## start Records supplied

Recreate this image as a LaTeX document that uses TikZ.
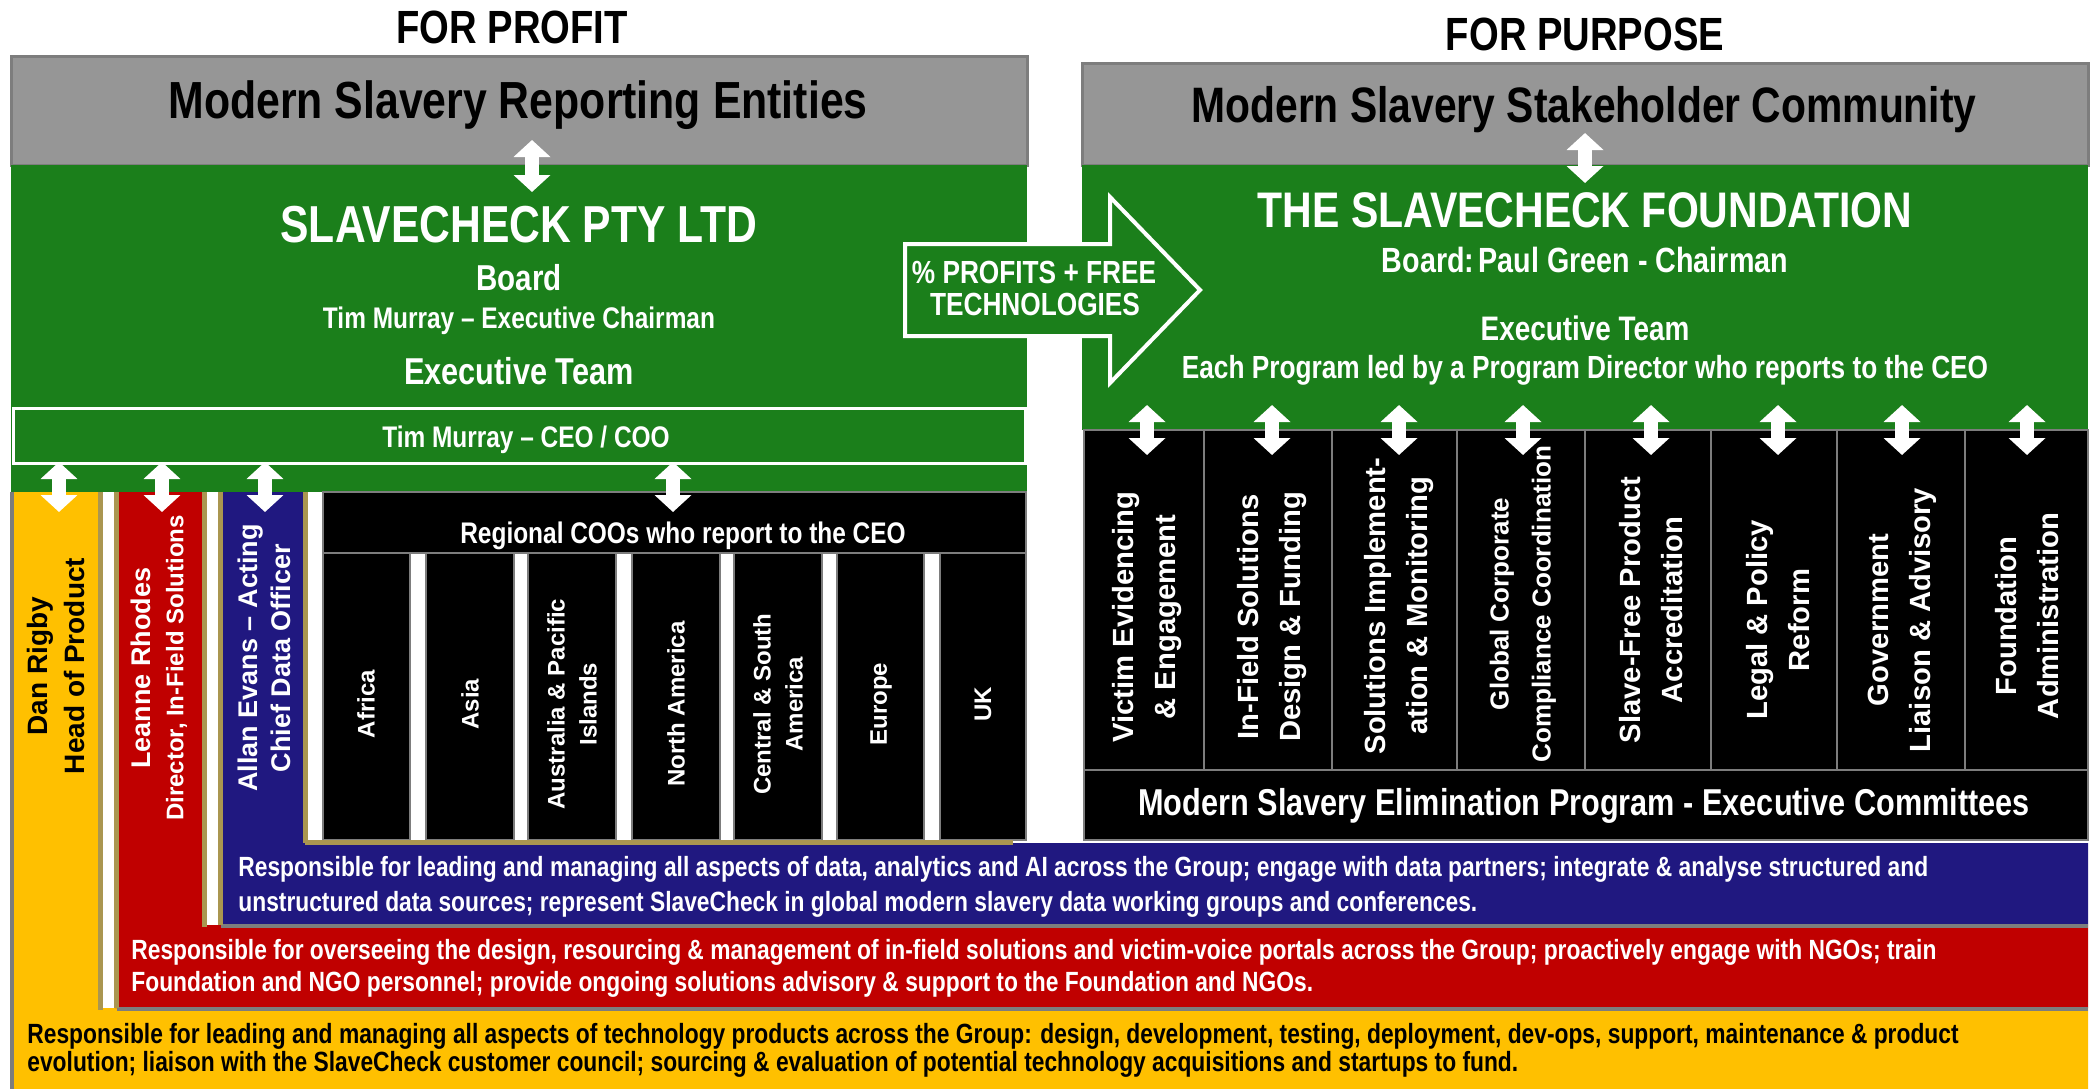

## end Records supplied
## start Records supplied

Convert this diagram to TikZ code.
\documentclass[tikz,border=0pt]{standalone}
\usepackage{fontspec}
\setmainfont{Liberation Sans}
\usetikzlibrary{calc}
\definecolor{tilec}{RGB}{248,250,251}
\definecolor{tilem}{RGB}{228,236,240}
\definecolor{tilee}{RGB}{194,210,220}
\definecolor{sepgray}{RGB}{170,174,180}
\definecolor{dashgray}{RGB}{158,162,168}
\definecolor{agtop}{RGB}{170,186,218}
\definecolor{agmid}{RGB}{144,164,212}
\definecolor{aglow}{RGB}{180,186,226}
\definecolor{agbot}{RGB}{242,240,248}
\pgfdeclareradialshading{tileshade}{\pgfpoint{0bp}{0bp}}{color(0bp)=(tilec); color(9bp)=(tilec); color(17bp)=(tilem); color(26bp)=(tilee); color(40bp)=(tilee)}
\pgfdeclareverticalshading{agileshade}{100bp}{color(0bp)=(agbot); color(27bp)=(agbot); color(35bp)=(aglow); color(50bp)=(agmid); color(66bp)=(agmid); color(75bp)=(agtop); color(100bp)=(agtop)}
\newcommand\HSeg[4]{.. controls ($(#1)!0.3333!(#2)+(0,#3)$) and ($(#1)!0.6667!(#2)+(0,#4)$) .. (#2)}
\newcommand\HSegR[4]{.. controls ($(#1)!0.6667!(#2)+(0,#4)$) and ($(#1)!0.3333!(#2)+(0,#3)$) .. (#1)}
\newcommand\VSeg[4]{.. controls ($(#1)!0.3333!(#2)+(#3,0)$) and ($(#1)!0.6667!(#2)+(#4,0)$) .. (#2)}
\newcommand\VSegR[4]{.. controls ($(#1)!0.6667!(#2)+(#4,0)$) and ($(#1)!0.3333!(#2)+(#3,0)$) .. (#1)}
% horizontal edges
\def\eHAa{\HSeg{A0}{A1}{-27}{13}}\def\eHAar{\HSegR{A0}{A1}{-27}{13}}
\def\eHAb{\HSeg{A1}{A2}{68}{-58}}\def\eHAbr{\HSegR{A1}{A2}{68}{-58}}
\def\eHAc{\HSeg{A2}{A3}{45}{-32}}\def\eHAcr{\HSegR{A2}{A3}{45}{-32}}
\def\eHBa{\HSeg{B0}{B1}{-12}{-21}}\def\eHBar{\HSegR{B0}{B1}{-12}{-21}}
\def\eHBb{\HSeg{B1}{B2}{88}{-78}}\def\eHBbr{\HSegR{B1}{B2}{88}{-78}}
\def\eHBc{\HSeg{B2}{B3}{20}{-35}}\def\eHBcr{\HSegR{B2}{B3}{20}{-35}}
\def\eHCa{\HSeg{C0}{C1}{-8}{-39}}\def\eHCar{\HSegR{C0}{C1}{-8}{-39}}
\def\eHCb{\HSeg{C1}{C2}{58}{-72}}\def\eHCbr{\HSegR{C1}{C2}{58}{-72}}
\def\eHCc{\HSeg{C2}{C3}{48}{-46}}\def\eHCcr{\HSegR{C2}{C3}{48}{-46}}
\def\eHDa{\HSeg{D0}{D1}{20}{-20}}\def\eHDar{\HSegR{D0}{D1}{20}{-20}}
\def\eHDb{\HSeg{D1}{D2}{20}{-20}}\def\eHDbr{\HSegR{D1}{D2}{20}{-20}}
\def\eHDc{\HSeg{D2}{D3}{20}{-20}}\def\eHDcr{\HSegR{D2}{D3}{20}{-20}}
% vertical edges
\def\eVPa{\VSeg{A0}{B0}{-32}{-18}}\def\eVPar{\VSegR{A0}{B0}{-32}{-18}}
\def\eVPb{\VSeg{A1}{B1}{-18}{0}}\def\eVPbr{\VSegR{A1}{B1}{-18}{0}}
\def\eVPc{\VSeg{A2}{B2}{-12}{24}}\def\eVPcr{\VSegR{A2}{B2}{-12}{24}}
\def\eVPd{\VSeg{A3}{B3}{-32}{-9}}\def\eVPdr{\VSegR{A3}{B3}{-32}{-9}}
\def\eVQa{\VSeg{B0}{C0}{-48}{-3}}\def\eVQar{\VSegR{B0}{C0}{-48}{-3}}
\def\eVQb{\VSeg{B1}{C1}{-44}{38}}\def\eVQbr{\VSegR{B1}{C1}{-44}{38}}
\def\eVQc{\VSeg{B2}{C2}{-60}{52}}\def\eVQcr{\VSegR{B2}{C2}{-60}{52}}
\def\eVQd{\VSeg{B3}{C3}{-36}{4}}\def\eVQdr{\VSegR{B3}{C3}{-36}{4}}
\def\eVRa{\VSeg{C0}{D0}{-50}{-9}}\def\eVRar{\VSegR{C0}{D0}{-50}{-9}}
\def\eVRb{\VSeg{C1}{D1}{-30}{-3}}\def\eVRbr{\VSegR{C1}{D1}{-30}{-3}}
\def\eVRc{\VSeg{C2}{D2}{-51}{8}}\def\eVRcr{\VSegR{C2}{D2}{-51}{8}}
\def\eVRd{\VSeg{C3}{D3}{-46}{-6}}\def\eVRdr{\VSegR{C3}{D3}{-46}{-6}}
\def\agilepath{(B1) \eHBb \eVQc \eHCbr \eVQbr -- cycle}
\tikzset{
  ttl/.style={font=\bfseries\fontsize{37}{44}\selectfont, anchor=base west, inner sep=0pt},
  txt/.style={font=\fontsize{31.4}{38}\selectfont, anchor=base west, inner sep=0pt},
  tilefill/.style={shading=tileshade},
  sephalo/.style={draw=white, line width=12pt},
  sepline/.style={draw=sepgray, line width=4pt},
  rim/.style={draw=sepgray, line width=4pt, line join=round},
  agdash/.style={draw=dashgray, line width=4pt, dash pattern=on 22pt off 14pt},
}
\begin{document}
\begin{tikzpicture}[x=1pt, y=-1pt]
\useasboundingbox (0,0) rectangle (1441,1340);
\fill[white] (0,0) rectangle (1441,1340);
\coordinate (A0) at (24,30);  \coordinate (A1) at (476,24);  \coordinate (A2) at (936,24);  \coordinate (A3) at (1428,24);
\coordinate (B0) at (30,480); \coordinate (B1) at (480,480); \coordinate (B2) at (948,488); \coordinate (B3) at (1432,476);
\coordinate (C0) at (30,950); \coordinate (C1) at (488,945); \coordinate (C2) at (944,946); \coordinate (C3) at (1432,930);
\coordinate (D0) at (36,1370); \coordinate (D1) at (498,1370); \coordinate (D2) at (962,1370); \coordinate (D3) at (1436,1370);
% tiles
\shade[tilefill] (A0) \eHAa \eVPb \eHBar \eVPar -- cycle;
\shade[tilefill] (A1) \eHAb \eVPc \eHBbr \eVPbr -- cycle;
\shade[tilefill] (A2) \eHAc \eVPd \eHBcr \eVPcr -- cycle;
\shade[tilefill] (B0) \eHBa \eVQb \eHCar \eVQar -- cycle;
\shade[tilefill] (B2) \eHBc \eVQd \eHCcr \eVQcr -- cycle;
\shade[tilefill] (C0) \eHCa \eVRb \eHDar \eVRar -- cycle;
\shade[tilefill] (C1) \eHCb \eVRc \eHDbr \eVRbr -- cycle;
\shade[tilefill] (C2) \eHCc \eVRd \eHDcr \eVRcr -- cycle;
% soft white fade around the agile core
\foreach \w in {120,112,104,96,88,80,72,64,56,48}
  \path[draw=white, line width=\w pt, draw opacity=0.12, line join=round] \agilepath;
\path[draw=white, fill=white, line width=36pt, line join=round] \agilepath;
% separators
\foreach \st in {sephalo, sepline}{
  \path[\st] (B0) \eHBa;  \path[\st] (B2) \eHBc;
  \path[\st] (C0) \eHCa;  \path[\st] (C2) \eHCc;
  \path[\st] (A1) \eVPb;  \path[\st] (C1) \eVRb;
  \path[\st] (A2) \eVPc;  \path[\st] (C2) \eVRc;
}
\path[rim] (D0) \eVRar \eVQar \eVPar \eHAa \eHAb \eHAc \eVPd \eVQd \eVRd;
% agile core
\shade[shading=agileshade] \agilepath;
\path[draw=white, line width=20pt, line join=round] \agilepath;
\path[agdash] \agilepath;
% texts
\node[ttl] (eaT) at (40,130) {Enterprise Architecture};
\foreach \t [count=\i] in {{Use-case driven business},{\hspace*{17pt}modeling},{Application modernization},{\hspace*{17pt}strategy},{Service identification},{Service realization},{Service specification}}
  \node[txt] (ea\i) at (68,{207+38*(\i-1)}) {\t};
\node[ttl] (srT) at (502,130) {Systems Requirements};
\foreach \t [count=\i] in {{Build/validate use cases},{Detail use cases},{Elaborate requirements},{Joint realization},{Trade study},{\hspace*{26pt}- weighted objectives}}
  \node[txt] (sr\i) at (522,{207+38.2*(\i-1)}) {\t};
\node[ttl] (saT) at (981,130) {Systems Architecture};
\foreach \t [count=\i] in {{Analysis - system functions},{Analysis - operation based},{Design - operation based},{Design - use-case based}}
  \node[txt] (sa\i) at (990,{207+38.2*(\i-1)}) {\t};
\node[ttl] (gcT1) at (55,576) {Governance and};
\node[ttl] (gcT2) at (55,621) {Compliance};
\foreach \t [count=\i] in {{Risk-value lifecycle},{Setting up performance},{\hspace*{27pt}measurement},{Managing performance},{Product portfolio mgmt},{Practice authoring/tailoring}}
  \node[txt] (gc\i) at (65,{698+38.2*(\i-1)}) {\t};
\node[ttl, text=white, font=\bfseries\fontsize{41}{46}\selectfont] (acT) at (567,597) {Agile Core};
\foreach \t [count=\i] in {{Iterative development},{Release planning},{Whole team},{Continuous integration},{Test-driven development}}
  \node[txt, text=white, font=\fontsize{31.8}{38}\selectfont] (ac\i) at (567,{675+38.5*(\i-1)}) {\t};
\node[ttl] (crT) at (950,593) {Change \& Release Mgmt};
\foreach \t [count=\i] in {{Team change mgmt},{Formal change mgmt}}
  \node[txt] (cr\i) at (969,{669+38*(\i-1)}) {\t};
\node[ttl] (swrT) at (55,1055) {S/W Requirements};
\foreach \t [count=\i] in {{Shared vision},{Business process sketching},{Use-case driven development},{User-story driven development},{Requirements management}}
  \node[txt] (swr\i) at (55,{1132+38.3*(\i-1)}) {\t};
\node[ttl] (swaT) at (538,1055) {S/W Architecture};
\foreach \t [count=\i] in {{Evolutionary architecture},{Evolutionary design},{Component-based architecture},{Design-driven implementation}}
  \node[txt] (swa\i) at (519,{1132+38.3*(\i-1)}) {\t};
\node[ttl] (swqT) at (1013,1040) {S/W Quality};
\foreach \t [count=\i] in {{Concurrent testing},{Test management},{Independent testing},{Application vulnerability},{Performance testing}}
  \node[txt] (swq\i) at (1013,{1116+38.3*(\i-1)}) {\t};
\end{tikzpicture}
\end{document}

## end Records supplied

> Task brief:
The answer should be a single number: the count of lines in the data that include the string "this".

> Completed exercise:
2